There’s also a strong relationship with the evaluation system. At the moment, there is almost no recognition of activities such as data processing or data curation, which are crucial to making data open. As long as the evaluation system for science does not provide incentives, anybody who engages in these practices is automatically penalised. Open Data is even more fraught an issue than Open Access.
I hope to see all the efforts and thinking that have gone on in the last 10-20 years on open science come to fruition. I’d like to see that happen through a transformation of the publishing industry so that it more obviously becomes a service industry, serving the needs of any consumer of knowledge. Publishing is an important craft, requiring a set of important skills, but I would hope to see a change in the ways in which the system of publishing is financed so that it becomes possible, for instance, to pool resources that are now used for journal subscriptions to subsidise the whole of the system, making it free for researchers to submit to journals, and free for readers around the world to access research results. We keep hearing that there is enough money in the system for this to be possible; what’s needed is the will to make it happen. I’m hoping that we will see this realized in the next ten years.

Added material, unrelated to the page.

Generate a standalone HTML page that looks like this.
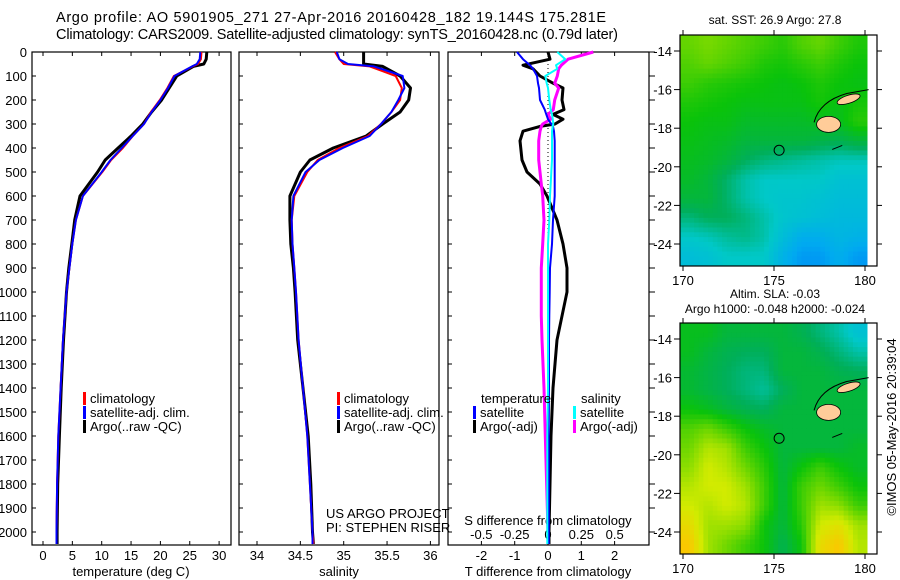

When it comes to other aspects of open science, I think many changes will take longer than ten years. The question of Open Books – monographs – will take longer. In ten years’ time it would be great to see a diversity of options there. In the case of data, the greatest challenge is how to disseminate and store the data. Right now there are a lot of movements towards making data storage, curation and retrieval much easier and more affordable, but we’re at the beginning of that process. I think it will take longer than currently envisaged for the European Open Science Cloud to really work as intended. It’s probably the most important initiative ever taken to try and coordinate a federated system across Europe, no matter what discipline you’re from – but the process to put that in place really demonstrates how difficult that is. I’d love to see that working properly within ten years’ time.